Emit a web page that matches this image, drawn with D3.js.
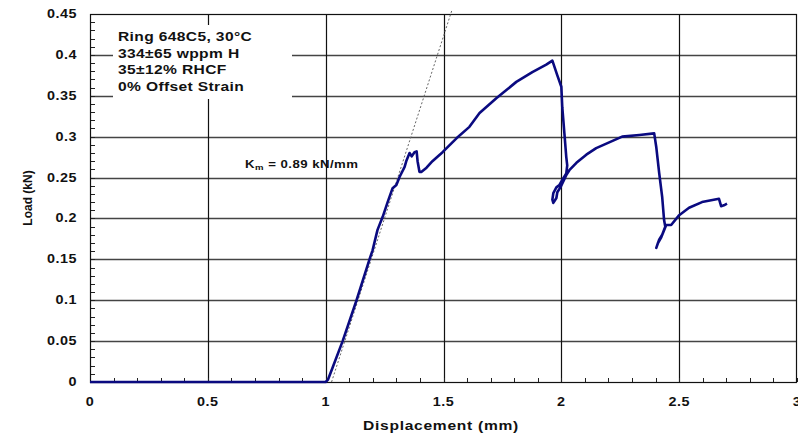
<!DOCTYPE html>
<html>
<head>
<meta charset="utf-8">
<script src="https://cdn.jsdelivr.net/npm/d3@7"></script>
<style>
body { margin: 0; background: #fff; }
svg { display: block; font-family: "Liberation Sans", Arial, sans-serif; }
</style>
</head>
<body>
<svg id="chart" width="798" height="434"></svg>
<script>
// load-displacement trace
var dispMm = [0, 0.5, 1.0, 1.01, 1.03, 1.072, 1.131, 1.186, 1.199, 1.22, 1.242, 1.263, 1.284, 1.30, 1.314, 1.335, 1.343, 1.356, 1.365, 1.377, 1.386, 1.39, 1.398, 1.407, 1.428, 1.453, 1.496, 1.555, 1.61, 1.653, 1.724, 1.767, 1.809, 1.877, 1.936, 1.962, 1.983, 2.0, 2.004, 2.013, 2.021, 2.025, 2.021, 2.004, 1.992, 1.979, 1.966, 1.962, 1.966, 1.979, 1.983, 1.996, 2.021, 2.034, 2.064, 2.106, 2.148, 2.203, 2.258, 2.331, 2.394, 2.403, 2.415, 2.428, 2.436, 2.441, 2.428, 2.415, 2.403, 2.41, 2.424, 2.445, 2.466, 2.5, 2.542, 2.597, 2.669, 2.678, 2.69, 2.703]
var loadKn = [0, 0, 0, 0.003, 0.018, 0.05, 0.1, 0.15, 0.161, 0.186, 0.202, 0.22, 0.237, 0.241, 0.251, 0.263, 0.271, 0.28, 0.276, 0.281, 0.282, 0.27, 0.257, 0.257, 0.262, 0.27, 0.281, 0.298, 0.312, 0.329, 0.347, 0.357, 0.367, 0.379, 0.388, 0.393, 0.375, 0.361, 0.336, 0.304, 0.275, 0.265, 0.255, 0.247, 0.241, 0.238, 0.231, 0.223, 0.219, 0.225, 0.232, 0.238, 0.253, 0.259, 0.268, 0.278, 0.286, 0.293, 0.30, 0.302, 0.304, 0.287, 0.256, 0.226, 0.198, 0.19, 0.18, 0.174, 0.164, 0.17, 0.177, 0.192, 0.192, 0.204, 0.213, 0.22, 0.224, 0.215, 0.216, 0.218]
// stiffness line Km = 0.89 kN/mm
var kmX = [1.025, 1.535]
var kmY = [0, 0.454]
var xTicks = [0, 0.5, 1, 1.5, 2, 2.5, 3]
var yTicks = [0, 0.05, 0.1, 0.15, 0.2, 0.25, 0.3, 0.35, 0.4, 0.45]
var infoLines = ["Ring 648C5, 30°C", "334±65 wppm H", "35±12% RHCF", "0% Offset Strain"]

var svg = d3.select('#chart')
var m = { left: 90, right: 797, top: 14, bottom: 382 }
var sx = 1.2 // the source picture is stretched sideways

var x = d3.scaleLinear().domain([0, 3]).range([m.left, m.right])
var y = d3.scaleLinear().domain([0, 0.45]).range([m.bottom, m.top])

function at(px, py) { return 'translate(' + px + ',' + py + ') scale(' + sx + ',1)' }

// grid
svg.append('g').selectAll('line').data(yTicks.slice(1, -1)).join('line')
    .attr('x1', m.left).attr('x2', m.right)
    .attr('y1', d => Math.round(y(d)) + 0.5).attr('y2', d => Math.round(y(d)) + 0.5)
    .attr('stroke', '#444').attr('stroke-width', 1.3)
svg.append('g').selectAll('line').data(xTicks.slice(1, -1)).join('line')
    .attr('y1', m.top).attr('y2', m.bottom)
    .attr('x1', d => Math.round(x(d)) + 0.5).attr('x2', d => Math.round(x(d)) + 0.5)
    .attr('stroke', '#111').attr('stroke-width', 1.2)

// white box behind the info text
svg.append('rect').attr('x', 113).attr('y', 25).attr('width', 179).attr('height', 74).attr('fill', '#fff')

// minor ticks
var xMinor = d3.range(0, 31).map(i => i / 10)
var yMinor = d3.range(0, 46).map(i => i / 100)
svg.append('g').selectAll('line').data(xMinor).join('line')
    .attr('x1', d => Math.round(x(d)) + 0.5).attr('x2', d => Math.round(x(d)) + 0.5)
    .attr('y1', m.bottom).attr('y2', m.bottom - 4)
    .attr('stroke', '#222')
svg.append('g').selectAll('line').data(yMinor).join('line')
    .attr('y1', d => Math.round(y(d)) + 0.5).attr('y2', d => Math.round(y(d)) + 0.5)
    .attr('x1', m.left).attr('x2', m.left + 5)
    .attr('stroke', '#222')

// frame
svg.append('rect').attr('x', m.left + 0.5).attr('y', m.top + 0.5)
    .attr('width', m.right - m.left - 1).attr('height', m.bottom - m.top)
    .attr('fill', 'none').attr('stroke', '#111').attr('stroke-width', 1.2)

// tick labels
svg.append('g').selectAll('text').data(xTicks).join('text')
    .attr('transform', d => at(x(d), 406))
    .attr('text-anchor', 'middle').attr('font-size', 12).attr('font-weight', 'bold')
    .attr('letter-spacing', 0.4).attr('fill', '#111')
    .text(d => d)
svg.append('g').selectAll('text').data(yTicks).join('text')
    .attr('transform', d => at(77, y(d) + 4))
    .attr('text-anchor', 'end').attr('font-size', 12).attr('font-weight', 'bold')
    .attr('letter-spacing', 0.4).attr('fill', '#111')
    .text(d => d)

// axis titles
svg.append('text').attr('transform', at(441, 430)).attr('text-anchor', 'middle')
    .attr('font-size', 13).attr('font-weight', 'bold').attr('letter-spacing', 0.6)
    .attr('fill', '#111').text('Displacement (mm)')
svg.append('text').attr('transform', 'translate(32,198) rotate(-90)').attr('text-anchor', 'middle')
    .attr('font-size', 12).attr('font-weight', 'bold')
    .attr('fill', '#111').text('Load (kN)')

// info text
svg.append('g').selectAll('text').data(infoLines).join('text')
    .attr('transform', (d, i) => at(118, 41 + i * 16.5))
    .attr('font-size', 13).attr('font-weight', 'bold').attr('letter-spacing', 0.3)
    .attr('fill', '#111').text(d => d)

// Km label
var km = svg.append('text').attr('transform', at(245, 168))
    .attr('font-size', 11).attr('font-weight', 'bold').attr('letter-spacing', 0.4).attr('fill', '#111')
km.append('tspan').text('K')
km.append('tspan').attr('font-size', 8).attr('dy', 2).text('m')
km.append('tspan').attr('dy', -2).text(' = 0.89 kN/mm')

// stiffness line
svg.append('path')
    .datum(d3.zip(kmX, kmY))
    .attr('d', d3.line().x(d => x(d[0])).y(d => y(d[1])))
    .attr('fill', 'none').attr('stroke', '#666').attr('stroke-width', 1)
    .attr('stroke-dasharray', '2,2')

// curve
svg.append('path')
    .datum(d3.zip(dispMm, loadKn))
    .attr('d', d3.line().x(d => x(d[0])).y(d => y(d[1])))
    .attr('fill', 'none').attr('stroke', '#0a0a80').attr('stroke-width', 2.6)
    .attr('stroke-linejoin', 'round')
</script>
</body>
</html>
= = = = = = =
With the pictures left out, transcribe the material exactly.

Emit a web page that matches this image, drawn with D3.js.
<!DOCTYPE html>
<html>
<head>
<meta charset="utf-8">
<script src="https://cdn.jsdelivr.net/npm/d3@7"></script>
<style>
body { margin: 0; background: #fff; }
svg { display: block; font-family: "Liberation Sans", Arial, sans-serif; }
</style>
</head>
<body>
<svg id="chart" width="798" height="434"></svg>
<script>
// load-displacement trace
var dispMm = [0, 0.5, 1.0, 1.01, 1.03, 1.072, 1.131, 1.186, 1.199, 1.22, 1.242, 1.263, 1.284, 1.30, 1.314, 1.335, 1.343, 1.356, 1.365, 1.377, 1.386, 1.39, 1.398, 1.407, 1.428, 1.453, 1.496, 1.555, 1.61, 1.653, 1.724, 1.767, 1.809, 1.877, 1.936, 1.962, 1.983, 2.0, 2.004, 2.013, 2.021, 2.025, 2.021, 2.004, 1.992, 1.979, 1.966, 1.962, 1.966, 1.979, 1.983, 1.996, 2.021, 2.034, 2.064, 2.106, 2.148, 2.203, 2.258, 2.331, 2.394, 2.403, 2.415, 2.428, 2.436, 2.441, 2.428, 2.415, 2.403, 2.41, 2.424, 2.445, 2.466, 2.5, 2.542, 2.597, 2.669, 2.678, 2.69, 2.703]
var loadKn = [0, 0, 0, 0.003, 0.018, 0.05, 0.1, 0.15, 0.161, 0.186, 0.202, 0.22, 0.237, 0.241, 0.251, 0.263, 0.271, 0.28, 0.276, 0.281, 0.282, 0.27, 0.257, 0.257, 0.262, 0.27, 0.281, 0.298, 0.312, 0.329, 0.347, 0.357, 0.367, 0.379, 0.388, 0.393, 0.375, 0.361, 0.336, 0.304, 0.275, 0.265, 0.255, 0.247, 0.241, 0.238, 0.231, 0.223, 0.219, 0.225, 0.232, 0.238, 0.253, 0.259, 0.268, 0.278, 0.286, 0.293, 0.30, 0.302, 0.304, 0.287, 0.256, 0.226, 0.198, 0.19, 0.18, 0.174, 0.164, 0.17, 0.177, 0.192, 0.192, 0.204, 0.213, 0.22, 0.224, 0.215, 0.216, 0.218]
// stiffness line Km = 0.89 kN/mm
var kmX = [1.025, 1.535]
var kmY = [0, 0.454]
var xTicks = [0, 0.5, 1, 1.5, 2, 2.5, 3]
var yTicks = [0, 0.05, 0.1, 0.15, 0.2, 0.25, 0.3, 0.35, 0.4, 0.45]
var infoLines = ["Ring 648C5, 30°C", "334±65 wppm H", "35±12% RHCF", "0% Offset Strain"]

var svg = d3.select('#chart')
var m = { left: 90, right: 797, top: 14, bottom: 382 }
var sx = 1.2 // the source picture is stretched sideways

var x = d3.scaleLinear().domain([0, 3]).range([m.left, m.right])
var y = d3.scaleLinear().domain([0, 0.45]).range([m.bottom, m.top])

function at(px, py) { return 'translate(' + px + ',' + py + ') scale(' + sx + ',1)' }

// grid
svg.append('g').selectAll('line').data(yTicks.slice(1, -1)).join('line')
    .attr('x1', m.left).attr('x2', m.right)
    .attr('y1', d => Math.round(y(d)) + 0.5).attr('y2', d => Math.round(y(d)) + 0.5)
    .attr('stroke', '#444').attr('stroke-width', 1.3)
svg.append('g').selectAll('line').data(xTicks.slice(1, -1)).join('line')
    .attr('y1', m.top).attr('y2', m.bottom)
    .attr('x1', d => Math.round(x(d)) + 0.5).attr('x2', d => Math.round(x(d)) + 0.5)
    .attr('stroke', '#111').attr('stroke-width', 1.2)

// white box behind the info text
svg.append('rect').attr('x', 113).attr('y', 25).attr('width', 179).attr('height', 74).attr('fill', '#fff')

// minor ticks
var xMinor = d3.range(0, 31).map(i => i / 10)
var yMinor = d3.range(0, 46).map(i => i / 100)
svg.append('g').selectAll('line').data(xMinor).join('line')
    .attr('x1', d => Math.round(x(d)) + 0.5).attr('x2', d => Math.round(x(d)) + 0.5)
    .attr('y1', m.bottom).attr('y2', m.bottom - 4)
    .attr('stroke', '#222')
svg.append('g').selectAll('line').data(yMinor).join('line')
    .attr('y1', d => Math.round(y(d)) + 0.5).attr('y2', d => Math.round(y(d)) + 0.5)
    .attr('x1', m.left).attr('x2', m.left + 5)
    .attr('stroke', '#222')

// frame
svg.append('rect').attr('x', m.left + 0.5).attr('y', m.top + 0.5)
    .attr('width', m.right - m.left - 1).attr('height', m.bottom - m.top)
    .attr('fill', 'none').attr('stroke', '#111').attr('stroke-width', 1.2)

// tick labels
svg.append('g').selectAll('text').data(xTicks).join('text')
    .attr('transform', d => at(x(d), 406))
    .attr('text-anchor', 'middle').attr('font-size', 12).attr('font-weight', 'bold')
    .attr('letter-spacing', 0.4).attr('fill', '#111')
    .text(d => d)
svg.append('g').selectAll('text').data(yTicks).join('text')
    .attr('transform', d => at(77, y(d) + 4))
    .attr('text-anchor', 'end').attr('font-size', 12).attr('font-weight', 'bold')
    .attr('letter-spacing', 0.4).attr('fill', '#111')
    .text(d => d)

// axis titles
svg.append('text').attr('transform', at(441, 430)).attr('text-anchor', 'middle')
    .attr('font-size', 13).attr('font-weight', 'bold').attr('letter-spacing', 0.6)
    .attr('fill', '#111').text('Displacement (mm)')
svg.append('text').attr('transform', 'translate(32,198) rotate(-90)').attr('text-anchor', 'middle')
    .attr('font-size', 12).attr('font-weight', 'bold')
    .attr('fill', '#111').text('Load (kN)')

// info text
svg.append('g').selectAll('text').data(infoLines).join('text')
    .attr('transform', (d, i) => at(118, 41 + i * 16.5))
    .attr('font-size', 13).attr('font-weight', 'bold').attr('letter-spacing', 0.3)
    .attr('fill', '#111').text(d => d)

// Km label
var km = svg.append('text').attr('transform', at(245, 168))
    .attr('font-size', 11).attr('font-weight', 'bold').attr('letter-spacing', 0.4).attr('fill', '#111')
km.append('tspan').text('K')
km.append('tspan').attr('font-size', 8).attr('dy', 2).text('m')
km.append('tspan').attr('dy', -2).text(' = 0.89 kN/mm')

// stiffness line
svg.append('path')
    .datum(d3.zip(kmX, kmY))
    .attr('d', d3.line().x(d => x(d[0])).y(d => y(d[1])))
    .attr('fill', 'none').attr('stroke', '#666').attr('stroke-width', 1)
    .attr('stroke-dasharray', '2,2')

// curve
svg.append('path')
    .datum(d3.zip(dispMm, loadKn))
    .attr('d', d3.line().x(d => x(d[0])).y(d => y(d[1])))
    .attr('fill', 'none').attr('stroke', '#0a0a80').attr('stroke-width', 2.6)
    .attr('stroke-linejoin', 'round')
</script>
</body>
</html>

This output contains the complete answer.